Similarly, the Australian editorialised (Feb. 24) that Iran’s election campaign has shown “how naive Barack Obama and other Western leaders were in expecting that last year’s historic nuclear deal and the lifting of sanctions might spark reform in one of the world’s most repressive societies… Repression remains entrenched, as it has since the 1979 revolution. At least 830 people, many juveniles, were executed last year and hundreds of activists, writers and journalists were rounded up. Iran, like North Korea, remains designated as a sponsor of state terrorism. And it continues to pursue its aggressive foreign policy across the Middle East with its Republican Guards [sic] and close ally Hezbollah involved in the outrages being committed by Syrian President Bashar al-Assad against his own people. While boosted by a $130 billion windfall from the lifting of sanctions, Tehran is still far from being an acceptable member of the international community.”

Transparent agenda

A report from ABC Middle East correspondent Sophie McNeill that was nominally about a proposed Israeli law requiring NGOs to declare whether they accept funding from foreign governments seemed more like a promotion for the radical foreign-funded Israeli NGO “Breaking the Silence” (BTS).

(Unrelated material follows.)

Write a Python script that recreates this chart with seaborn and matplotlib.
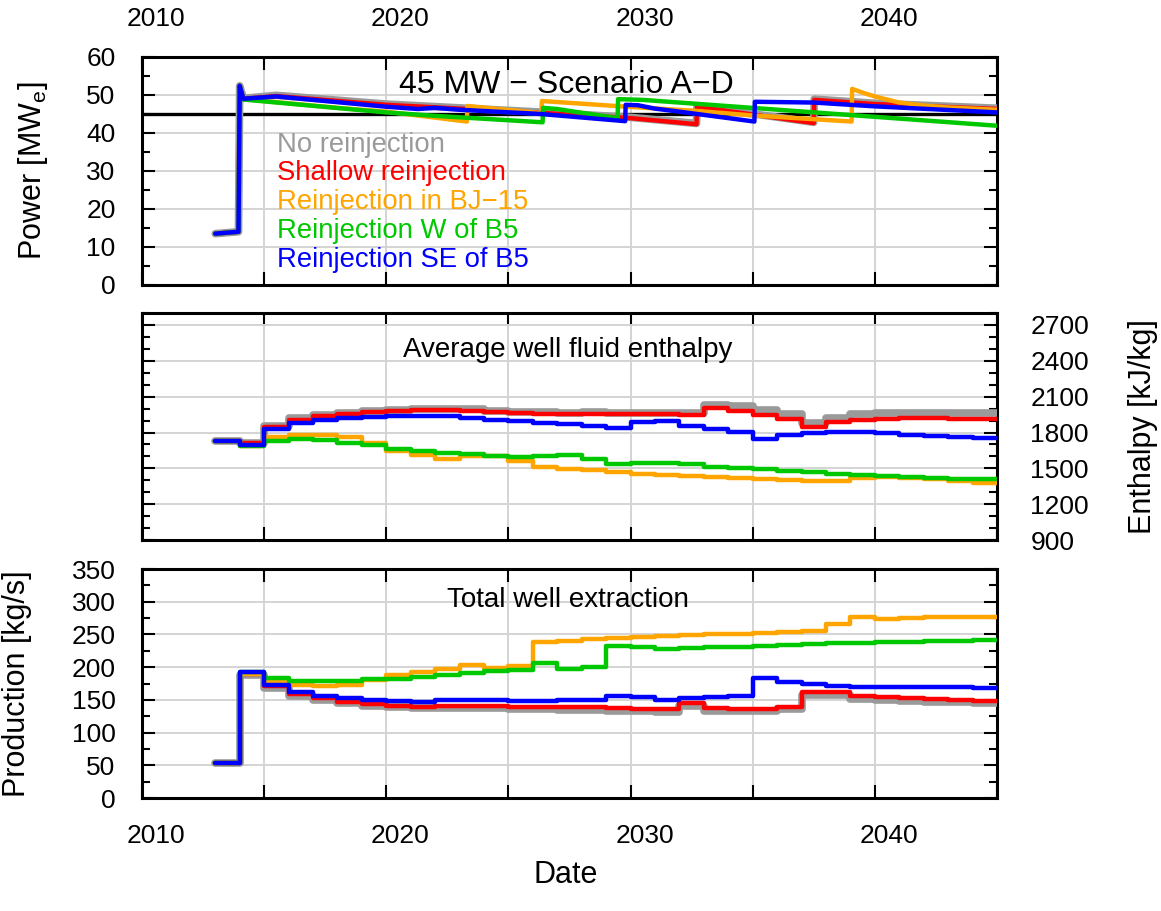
import numpy as np
import matplotlib
matplotlib.use("Agg")
import matplotlib.pyplot as plt
import matplotlib.transforms as mtransforms
from matplotlib.ticker import MultipleLocator
import seaborn as sns

sns.set_theme(style="white")
plt.rcParams["font.family"] = ["Liberation Sans", "DejaVu Sans"]
plt.rcParams["mathtext.fontset"] = "custom"
plt.rcParams["mathtext.rm"] = "Liberation Sans"
plt.rcParams["mathtext.it"] = "Liberation Sans:italic"
plt.rcParams["text.color"] = "black"
plt.rcParams["axes.labelcolor"] = "black"

# ---------------------------------------------------------------- data
scenarios = ["No reinjection", "Shallow reinjection", "Reinjection in BJ\u221215",
             "Reinjection W of B5", "Reinjection SE of B5"]
colors = ["#9a9a9a", "#ff0000", "#ffa500", "#00c800", "#0000ff"]
widths = [5.5, 3.2, 3.2, 3.2, 3.2]

# Net power output [MWe]
power_t_none = [2013.0, 2013.95, 2014.0, 2014.15, 2015.5, 2020.0, 2026.3, 2030.0,
                2032.7, 2032.72, 2037.5, 2037.52, 2040.0, 2045.0]
power_none = [13.5, 14.0, 52.4, 49.1, 49.9, 47.6, 45.5, 44.1, 42.5, 47.1, 42.8, 48.9, 47.8, 46.5]
power_t_shallow = power_t_none
power_shallow = [13.5, 14.0, 52.4, 49.0, 49.7, 47.4, 45.3, 43.9, 42.3, 46.9, 42.6, 48.7, 47.6, 46.3]
power_t_bj15 = [2013.0, 2013.95, 2014.0, 2014.15, 2018.0, 2020.0, 2023.3, 2023.32, 2026.35,
                2026.37, 2027.3, 2029.6, 2032.7, 2035.0, 2039.05, 2039.07, 2039.5, 2040.0,
                2041.0, 2042.0, 2043.0, 2045.0]
power_bj15 = [13.5, 14.0, 52.4, 48.9, 46.6, 45.6, 43.0, 47.1, 45.2, 48.4, 48.0, 47.0, 45.8,
              44.6, 43.0, 51.6, 50.6, 49.6, 48.0, 47.2, 46.7, 46.1]
power_t_west = [2013.0, 2013.95, 2014.0, 2014.15, 2020.0, 2022.0, 2026.4, 2026.42, 2027.0,
                2028.0, 2029.47, 2029.49, 2030.5, 2045.0]
power_west = [13.5, 14.0, 52.4, 48.8, 45.4, 44.5, 42.8, 46.6, 46.3, 45.3, 43.9, 48.9, 48.7, 41.9]
power_t_se = [2013.0, 2013.95, 2014.0, 2014.15, 2015.5, 2020.0, 2021.3, 2022.0, 2023.0,
              2026.3, 2029.78, 2029.8, 2030.3, 2031.0, 2032.0, 2035.07, 2035.09, 2037.5,
              2040.0, 2045.0]
power_se = [13.5, 14.0, 52.4, 49.0, 49.6, 46.9, 46.3, 46.6, 46.1, 45.0, 43.1, 47.4, 47.3,
            46.4, 45.6, 43.0, 48.2, 48.0, 47.0, 45.4]
target_power = 45.0

# Yearly values, 2013 ... 2044 (each held for one year)
years = list(range(2013, 2045))

enthalpy_none = [1728, 1716, 1855, 1918, 1945, 1965, 1980, 1990, 1996, 1999, 1993, 1983,
                 1975, 1969, 1966, 1968, 1967, 1966, 1964, 1960, 2032, 2022, 1992, 1958,
                 1880, 1922, 1953, 1962, 1964, 1964, 1965, 1965]
enthalpy_shallow = [1728, 1712, 1845, 1908, 1936, 1958, 1972, 1983, 1989, 1992, 1983, 1972,
                    1964, 1958, 1955, 1958, 1955, 1955, 1953, 1945, 2003, 1983, 1950, 1914,
                    1847, 1886, 1908, 1917, 1919, 1919, 1917, 1912]
enthalpy_bj15 = [1728, 1690, 1764, 1775, 1778, 1764, 1714, 1644, 1611, 1578, 1606, 1605,
                 1561, 1510, 1495, 1486, 1469, 1455, 1444, 1436, 1428, 1417, 1408, 1400,
                 1391, 1394, 1422, 1430, 1419, 1408, 1394, 1378]
enthalpy_west = [1728, 1688, 1728, 1745, 1736, 1714, 1695, 1660, 1648, 1632, 1617, 1603,
                 1592, 1600, 1608, 1575, 1533, 1547, 1547, 1533, 1514, 1505, 1492, 1478,
                 1469, 1455, 1444, 1436, 1428, 1422, 1414, 1408]
enthalpy_se = [1728, 1692, 1831, 1881, 1908, 1925, 1933, 1936, 1936, 1934, 1922, 1908,
               1894, 1880, 1870, 1853, 1839, 1889, 1894, 1853, 1833, 1805, 1747, 1783,
               1797, 1803, 1805, 1792, 1778, 1769, 1764, 1753]

production_none = [53, 188, 168, 156, 150, 145, 141, 139, 137, 137.5, 138, 137, 136.5, 136,
                   135, 134, 133, 132.5, 132, 141, 133, 133, 133, 135.5, 158, 157.5, 152,
                   150, 148, 147, 146, 145]
production_shallow = [53, 190, 171, 158.4, 152.3, 146.7, 143.1, 141.1, 139.6, 140.1, 140.5,
                      140.5, 139.6, 138.6, 138.5, 138.6, 137, 136, 135.5, 145.7, 137, 136,
                      136.5, 139.6, 162.5, 161.5, 155.9, 153.8, 152.3, 150.8, 149.8, 148.7]
production_bj15 = [53, 190, 179.3, 172.7, 171.2, 172.7, 181, 188, 192.5, 196.6, 203.8,
                   198.2, 202.2, 237.9, 239.5, 242.5, 244, 246.6, 248.1, 249.1, 250.1,
                   251.1, 252.7, 253.7, 255.2, 265.9, 276.1, 273.5, 275.1, 276.1, 277.1,
                   276.1]
production_west = [53, 193, 184, 179.3, 178.8, 179.3, 181.3, 182.4, 184.4, 187.5, 191.5,
                   193.6, 195.6, 205.8, 197.1, 199.7, 232.3, 230.2, 228.2, 228.7, 230.2,
                   231.3, 232.8, 233.8, 234.8, 236.4, 237.4, 237.9, 238.9, 239.4, 240.4, 241]
production_se = [53, 192, 172, 162.5, 156.4, 152.3, 149.8, 148.2, 147.2, 149.8, 149.8,
                 149.8, 148.7, 148.7, 149.5, 149.8, 155.9, 153.8, 149.8, 152.3, 153.8,
                 156.4, 182.9, 176.8, 174.2, 171.7, 170.1, 169.1, 169, 169, 169, 168.6]

power_t = [power_t_none, power_t_shallow, power_t_bj15, power_t_west, power_t_se]
power = [power_none, power_shallow, power_bj15, power_west, power_se]
enthalpy = [enthalpy_none, enthalpy_shallow, enthalpy_bj15, enthalpy_west, enthalpy_se]
production = [production_none, production_shallow, production_bj15, production_west,
              production_se]

# ---------------------------------------------------------------- figure
fig = plt.figure(figsize=(11.61, 9.11), dpi=100)
left, width = 0.1223, 0.7364
ax1 = fig.add_axes([left, 0.6872, width, 0.2503])
ax2 = fig.add_axes([left, 0.4072, width, 0.2492])
ax3 = fig.add_axes([left, 0.1240, width, 0.2514])

step_years = years + [2045]

for i, name in enumerate(scenarios):
    sns.lineplot(x=power_t[i], y=power[i], ax=ax1, color=colors[i], linewidth=widths[i],
                 estimator=None, sort=False, label=name, zorder=3 + i)
    sns.lineplot(x=step_years, y=enthalpy[i] + [enthalpy[i][-1]], ax=ax2, color=colors[i],
                 linewidth=widths[i], estimator=None, sort=False, drawstyle="steps-post",
                 legend=False, zorder=3 + i)
    sns.lineplot(x=step_years, y=production[i] + [production[i][-1]], ax=ax3,
                 color=colors[i], linewidth=widths[i], estimator=None, sort=False,
                 drawstyle="steps-post", legend=False, zorder=3 + i)

ax1.axhline(target_power, color="black", linewidth=2.4, zorder=2)

tick_fs = 19
shift = mtransforms.ScaledTranslation(14 / 100, 0, fig.dpi_scale_trans)
xt = list(range(2010, 2046, 5))
xl = [str(y) if y % 10 == 0 else "" for y in xt]

for ax in (ax1, ax2, ax3):
    ax.set_xlim(2010, 2045)
    ax.set_xticks(xt)
    ax.set_xticklabels(xl)
    ax.grid(True, which="major", color="#d4d4d4", linewidth=1.4, zorder=0)
    ax.set_axisbelow(True)
    for sp in ax.spines.values():
        sp.set_visible(True)
        sp.set_color("black")
        sp.set_linewidth(2.2)
    ax.tick_params(which="both", direction="in", top=True, bottom=True, left=True,
                   right=True, colors="black", labelsize=tick_fs, width=1.5)
    ax.tick_params(which="major", length=9.5)
    ax.tick_params(which="minor", length=5.5)
    ax.tick_params(axis="x", which="major", pad=19)
    ax.set_xlabel("")
    ax.set_ylabel("")

ax1.tick_params(axis="x", labeltop=True, labelbottom=False)
ax2.tick_params(axis="x", labeltop=False, labelbottom=False)
ax3.tick_params(axis="x", labeltop=False, labelbottom=True)
for ax in (ax1, ax3):
    for lab in ax.get_xticklabels():
        lab.set_transform(lab.get_transform() + shift)

ax1.set_ylim(0, 60)
ax1.yaxis.set_major_locator(MultipleLocator(10))
ax1.yaxis.set_minor_locator(MultipleLocator(5))
ax1.tick_params(axis="y", pad=19)

ax2.set_ylim(900, 2800)
ax2.set_yticks(range(900, 2701, 300))
ax2.yaxis.set_minor_locator(MultipleLocator(100))
ax2.tick_params(axis="y", labelleft=False, labelright=True, pad=24)

ax3.set_ylim(0, 350)
ax3.yaxis.set_major_locator(MultipleLocator(50))
ax3.yaxis.set_minor_locator(MultipleLocator(25))
ax3.tick_params(axis="y", pad=19)

# axis titles
lab_fs = 22
ax1.set_ylabel("Power [MW$_\\mathregular{e}$]", fontsize=lab_fs, color="black")
ax1.yaxis.set_label_coords(-0.108, 0.5)
ax2.yaxis.set_label_position("right")
ax2.set_ylabel("Enthalpy [kJ/kg]", fontsize=lab_fs, rotation=90, color="black")
ax2.yaxis.set_label_coords(1.153, 0.5)
ax3.set_ylabel("Production [kg/s]", fontsize=lab_fs, color="black")
ax3.yaxis.set_label_coords(-0.129, 0.5)
ax3.set_xlabel("Date", fontsize=lab_fs, color="black")
ax3.xaxis.set_label_coords(0.496, -0.27)

# panel captions
ax1.text(0.496, 0.875, "45 MW \u2212 Scenario A\u2212D", transform=ax1.transAxes,
         ha="center", va="center", fontsize=23, color="black")
ax2.text(0.498, 0.837, "Average well fluid enthalpy", transform=ax2.transAxes,
         ha="center", va="center", fontsize=20, color="black")
ax3.text(0.498, 0.865, "Total well extraction", transform=ax3.transAxes,
         ha="center", va="center", fontsize=20, color="black")

# colored text legend
leg = ax1.legend(loc="upper left", bbox_to_anchor=(0.158, 0.672), frameon=False,
                 handlelength=0, handletextpad=0, borderpad=0, borderaxespad=0,
                 labelspacing=0.1, fontsize=19.8, labelcolor="linecolor")
for h in leg.legend_handles:
    h.set_visible(False)

fig.savefig("out.png", dpi=100)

According to McNeill, BTS’s critics are “furious that [it] has taken its message against the Israeli occupation to an international audience.”

The report included testimonies from BTS which McNeill said “documents what it claims is evidence that the Israeli Army acts immorally and in some cases even commits war crimes.”

BTS spokesmen Nadav Weiman complained that a night raid on a Palestinian home was not about “protecting Israel”, while an anonymous soldier claimed that during the 2014 war with Hamas “I felt that we …[were] doing things I was raised not to do – not to kill the innocent.”

Liam Getreu of the New Israel Fund Australia attacked the proposed law, saying it aims “to delegitimise and undermine these organisations. These organisations are the real opposition in Israel.”

Daniel Luria, Director of the group Ateret Cohanim, was drafted to offer some token support for the proposed law, saying, “could you imagine for a second that the Israeli Government decided to fund non-profit organisations in Australia, if there was such an organisation that was trying to either stop or encourage immigrants coming into the country?”

But there was no questioning of the methodology of BTS, which is accused of relying on anonymous testimony that omits basic information such as dates and places of alleged offences, making investigation nearly impossible.

McNeill has herself interviewed retired Australian general Jim Molan, who studied Israel’s conduct during the 2014 war and called it exemplary. But of course he was not cited in this extended advertisement for BTS.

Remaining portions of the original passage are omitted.